Baca Juga: Soal Polisi Siber, Mardani Ali Sera: Ini Bisa Bungkam Kebebasan Sipil
Dia menyayangkan pernyataan yang dilontarkan Mahfud MD tersebut. Selain bisa membungkam kebebasan sipil, menurut Mardani Ali hal ini bisa melanggar hak kebebasan berekspresi.
"Sangat disayangkan. Di tengah kondisi demokrasi yang sedang memprihatinkan, polisi siber dikerahkan. Hal ini bisa membungkam kebebasan sipil dan berpotensi melanggar hak kebebasan berekspresi yang telah dilindungi oleh konsititusi," cuitnya dalam akun Twitter @MardaniAliSera, dikutip Suara.com.
Mardani pun mengatakan bahwa seharusnya polisi siber dikerahkan untuk persoalan yang lebih genting seperti adanya peretasan data.
"Semestinya polisi siber dikerahkan untuk persolan yang lebih genting, seperti kejahatan siber yang diantaranya cracking, peretasan data, online money laundering," lanjutnya.
Sebab, Mardani menyebut Indonesia berada dalam daftar 10 negara yang rentan kejahatan teknologi informasi.
"Menurut laporan Financial Service information sharing and Analysis Center (FS-ISAC), Indonesia termasuk dalam daftar 10 negara di dunia yang rentan akibat kejahatan teknologi informasi," ujarnya.

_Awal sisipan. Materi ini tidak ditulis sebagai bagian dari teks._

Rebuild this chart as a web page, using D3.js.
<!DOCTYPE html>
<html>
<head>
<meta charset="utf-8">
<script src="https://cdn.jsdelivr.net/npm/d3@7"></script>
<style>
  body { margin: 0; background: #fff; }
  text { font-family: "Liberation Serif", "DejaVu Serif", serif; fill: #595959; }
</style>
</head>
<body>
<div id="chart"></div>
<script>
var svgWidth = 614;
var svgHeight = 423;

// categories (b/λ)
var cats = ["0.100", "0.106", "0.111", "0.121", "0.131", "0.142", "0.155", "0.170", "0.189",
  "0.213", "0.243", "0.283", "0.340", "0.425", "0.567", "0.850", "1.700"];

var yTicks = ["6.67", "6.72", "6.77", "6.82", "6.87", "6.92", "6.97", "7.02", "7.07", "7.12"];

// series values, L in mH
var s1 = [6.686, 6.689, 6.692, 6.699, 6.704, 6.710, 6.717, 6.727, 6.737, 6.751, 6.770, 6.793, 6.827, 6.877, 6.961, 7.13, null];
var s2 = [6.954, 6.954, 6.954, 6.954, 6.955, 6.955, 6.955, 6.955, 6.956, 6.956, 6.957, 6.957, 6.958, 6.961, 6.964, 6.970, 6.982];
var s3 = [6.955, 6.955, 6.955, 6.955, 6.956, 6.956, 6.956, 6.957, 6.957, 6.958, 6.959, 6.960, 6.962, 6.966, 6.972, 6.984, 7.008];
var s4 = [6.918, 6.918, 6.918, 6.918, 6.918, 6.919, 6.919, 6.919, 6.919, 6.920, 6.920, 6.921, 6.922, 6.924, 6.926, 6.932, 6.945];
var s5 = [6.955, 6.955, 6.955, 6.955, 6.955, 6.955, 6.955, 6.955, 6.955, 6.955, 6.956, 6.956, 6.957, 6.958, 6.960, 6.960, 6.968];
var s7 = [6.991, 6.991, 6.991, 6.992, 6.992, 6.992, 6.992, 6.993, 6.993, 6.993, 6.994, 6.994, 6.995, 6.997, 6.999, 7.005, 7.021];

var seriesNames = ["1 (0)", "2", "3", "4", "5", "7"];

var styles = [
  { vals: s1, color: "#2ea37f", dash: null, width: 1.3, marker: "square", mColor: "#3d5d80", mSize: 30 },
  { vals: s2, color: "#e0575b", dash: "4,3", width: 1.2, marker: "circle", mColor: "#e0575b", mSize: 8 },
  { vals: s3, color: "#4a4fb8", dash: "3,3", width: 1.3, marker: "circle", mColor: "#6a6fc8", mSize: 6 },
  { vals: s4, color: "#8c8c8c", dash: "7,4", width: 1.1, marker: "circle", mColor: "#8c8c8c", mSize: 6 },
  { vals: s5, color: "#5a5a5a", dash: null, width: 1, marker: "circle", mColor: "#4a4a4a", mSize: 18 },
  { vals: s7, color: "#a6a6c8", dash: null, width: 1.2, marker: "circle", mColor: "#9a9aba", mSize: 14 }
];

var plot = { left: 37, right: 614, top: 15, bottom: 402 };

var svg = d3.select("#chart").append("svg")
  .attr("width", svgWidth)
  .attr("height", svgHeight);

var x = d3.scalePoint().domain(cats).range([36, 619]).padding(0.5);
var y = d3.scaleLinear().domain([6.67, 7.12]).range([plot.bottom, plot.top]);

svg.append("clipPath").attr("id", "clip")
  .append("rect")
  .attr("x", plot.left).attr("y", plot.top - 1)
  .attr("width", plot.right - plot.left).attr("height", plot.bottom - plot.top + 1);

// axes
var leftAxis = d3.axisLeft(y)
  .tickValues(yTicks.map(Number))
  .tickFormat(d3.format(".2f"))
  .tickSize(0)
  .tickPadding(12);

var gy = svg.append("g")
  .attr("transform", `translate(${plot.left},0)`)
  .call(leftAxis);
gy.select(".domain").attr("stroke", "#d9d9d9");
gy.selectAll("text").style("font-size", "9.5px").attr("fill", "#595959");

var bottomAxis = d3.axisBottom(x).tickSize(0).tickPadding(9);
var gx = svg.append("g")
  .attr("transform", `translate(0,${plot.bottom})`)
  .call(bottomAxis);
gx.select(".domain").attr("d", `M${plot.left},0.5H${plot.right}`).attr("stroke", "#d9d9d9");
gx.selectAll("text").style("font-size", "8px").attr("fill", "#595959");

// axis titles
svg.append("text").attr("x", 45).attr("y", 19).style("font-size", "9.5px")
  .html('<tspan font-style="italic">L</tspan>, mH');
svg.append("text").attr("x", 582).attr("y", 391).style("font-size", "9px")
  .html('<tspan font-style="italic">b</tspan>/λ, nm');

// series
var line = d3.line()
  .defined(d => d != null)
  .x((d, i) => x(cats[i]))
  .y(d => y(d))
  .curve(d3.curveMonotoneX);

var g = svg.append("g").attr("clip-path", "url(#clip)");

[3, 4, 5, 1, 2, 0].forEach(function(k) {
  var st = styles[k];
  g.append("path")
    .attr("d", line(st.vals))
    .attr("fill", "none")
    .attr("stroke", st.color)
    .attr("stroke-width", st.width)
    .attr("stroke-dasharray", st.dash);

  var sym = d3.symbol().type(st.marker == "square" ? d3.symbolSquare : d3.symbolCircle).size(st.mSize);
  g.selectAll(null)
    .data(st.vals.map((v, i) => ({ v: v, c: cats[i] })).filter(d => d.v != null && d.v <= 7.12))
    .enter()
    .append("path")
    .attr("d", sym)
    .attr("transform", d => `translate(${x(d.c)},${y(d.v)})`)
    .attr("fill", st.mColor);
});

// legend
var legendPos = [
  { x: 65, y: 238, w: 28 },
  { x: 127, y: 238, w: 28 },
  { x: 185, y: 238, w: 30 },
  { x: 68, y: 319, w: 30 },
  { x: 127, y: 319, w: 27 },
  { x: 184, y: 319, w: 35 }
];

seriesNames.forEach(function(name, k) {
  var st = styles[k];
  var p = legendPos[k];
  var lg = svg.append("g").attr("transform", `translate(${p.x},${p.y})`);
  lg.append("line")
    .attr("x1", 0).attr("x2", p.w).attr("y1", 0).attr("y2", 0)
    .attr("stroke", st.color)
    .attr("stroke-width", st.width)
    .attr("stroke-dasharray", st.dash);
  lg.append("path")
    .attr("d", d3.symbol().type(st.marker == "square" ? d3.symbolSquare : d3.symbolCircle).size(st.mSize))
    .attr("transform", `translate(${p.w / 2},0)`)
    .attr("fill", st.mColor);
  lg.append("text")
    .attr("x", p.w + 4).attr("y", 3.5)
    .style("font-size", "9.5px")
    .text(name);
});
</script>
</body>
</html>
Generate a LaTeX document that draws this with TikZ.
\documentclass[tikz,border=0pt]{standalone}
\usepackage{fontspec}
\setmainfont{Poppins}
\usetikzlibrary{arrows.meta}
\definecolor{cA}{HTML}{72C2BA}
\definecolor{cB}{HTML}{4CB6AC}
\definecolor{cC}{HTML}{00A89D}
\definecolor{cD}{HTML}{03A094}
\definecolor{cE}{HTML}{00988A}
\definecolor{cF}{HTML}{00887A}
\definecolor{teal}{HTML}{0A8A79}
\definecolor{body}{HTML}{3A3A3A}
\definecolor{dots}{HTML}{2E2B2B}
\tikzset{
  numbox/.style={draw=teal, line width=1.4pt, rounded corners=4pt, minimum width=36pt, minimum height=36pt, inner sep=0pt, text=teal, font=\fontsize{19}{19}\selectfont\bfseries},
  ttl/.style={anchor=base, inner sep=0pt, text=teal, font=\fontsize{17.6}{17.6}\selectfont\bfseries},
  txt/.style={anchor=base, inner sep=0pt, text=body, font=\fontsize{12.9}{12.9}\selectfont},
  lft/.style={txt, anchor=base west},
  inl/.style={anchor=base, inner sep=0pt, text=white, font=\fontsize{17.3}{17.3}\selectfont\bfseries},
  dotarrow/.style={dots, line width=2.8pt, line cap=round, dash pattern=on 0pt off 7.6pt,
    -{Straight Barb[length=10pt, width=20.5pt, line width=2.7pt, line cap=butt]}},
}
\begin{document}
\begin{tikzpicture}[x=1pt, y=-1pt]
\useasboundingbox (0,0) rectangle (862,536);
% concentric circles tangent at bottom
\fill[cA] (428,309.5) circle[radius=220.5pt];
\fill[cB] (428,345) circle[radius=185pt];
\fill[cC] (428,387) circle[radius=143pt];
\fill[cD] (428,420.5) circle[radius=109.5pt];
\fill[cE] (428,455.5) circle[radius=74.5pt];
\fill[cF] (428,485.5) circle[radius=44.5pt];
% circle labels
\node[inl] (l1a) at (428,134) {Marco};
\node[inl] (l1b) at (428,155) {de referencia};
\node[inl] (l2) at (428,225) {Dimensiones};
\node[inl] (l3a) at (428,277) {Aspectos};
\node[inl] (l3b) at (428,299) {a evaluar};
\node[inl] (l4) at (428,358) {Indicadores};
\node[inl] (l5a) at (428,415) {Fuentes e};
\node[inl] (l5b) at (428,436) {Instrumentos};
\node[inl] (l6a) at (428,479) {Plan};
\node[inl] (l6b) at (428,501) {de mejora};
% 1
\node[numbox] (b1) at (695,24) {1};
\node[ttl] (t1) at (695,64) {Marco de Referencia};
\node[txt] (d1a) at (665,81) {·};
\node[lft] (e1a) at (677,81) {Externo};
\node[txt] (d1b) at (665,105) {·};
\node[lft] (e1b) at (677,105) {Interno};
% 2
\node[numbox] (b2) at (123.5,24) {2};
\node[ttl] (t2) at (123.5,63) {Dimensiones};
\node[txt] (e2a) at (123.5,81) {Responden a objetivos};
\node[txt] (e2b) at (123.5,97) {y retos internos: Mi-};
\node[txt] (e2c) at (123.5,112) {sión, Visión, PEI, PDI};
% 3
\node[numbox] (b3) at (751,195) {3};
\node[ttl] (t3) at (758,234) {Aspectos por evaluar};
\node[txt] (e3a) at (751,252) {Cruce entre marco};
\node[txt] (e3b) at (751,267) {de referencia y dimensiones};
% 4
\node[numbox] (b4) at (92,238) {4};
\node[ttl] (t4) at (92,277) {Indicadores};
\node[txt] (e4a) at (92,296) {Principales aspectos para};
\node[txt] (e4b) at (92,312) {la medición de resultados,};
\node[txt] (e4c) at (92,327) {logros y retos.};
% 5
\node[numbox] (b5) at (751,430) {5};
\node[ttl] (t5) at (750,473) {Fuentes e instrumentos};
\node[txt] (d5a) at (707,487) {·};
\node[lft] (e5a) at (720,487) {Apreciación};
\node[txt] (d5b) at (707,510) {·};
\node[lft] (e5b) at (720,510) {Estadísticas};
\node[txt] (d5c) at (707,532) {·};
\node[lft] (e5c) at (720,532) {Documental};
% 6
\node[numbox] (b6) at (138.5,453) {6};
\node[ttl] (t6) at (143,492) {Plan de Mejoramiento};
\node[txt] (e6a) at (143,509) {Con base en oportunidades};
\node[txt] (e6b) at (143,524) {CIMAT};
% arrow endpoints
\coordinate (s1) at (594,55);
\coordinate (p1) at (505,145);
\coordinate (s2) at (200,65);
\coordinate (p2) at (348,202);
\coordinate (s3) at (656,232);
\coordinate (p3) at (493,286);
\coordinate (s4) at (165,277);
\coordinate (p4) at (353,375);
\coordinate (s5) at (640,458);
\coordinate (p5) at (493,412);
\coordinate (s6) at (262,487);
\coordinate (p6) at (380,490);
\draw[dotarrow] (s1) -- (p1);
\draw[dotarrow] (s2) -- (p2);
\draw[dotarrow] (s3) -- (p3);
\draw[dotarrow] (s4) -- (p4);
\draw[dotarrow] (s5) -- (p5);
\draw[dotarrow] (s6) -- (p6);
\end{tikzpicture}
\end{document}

Dia pun menyinggung soal penanganan terkait pencurian data konsumen pengguna e-commerce dan peretasan situs KPU.
"Lalu kita juga masih ingat kasus-kasus cyber crime yang sangat serius mulai dari pencurian 91 juta data pribadi dari salah satu e-commerce, hingga peretasan situs KPU. Apakah sudah ada penanganan terhadap kasus-kasus tersebut oleh polisi siber kita?" kata Mardani.
Mardani menyebut seharusnya pemerintah mulai meningkatkan literasi digital dan menumbuhkan pemikiran kritis terhadap berita palsu.
"Sesuai dengan asas ultimatum remedium, hukum dijadikan langkah terakhir menyelesaikan suatu perkara. Pemerintah dapat memulainya dengan meningkatkan literasi digital masyarakat," ujar Mardani.
"Kemudian menumbuhkan pemikiran kritis dan skeptis terhadap berita-berita palsu yang bersliweran atau bahkan mengaktifkan Tim Reaksi Cepat atas kejahatan ITE," tambahnya.
Di akhir cuitan itu, Mardani menyampaikan agar keputusan pengerahan polisi siber untuk dikaji ulang.
"Keputusan aktifasi polisi siber 'demokrasi' ini perlu dikaji ulang, jangan sampai demokrasi hanya akan berjalan sekedar formalitas saja namun tidak ada implementasi yang baik dalam realitanya," pungkasnya.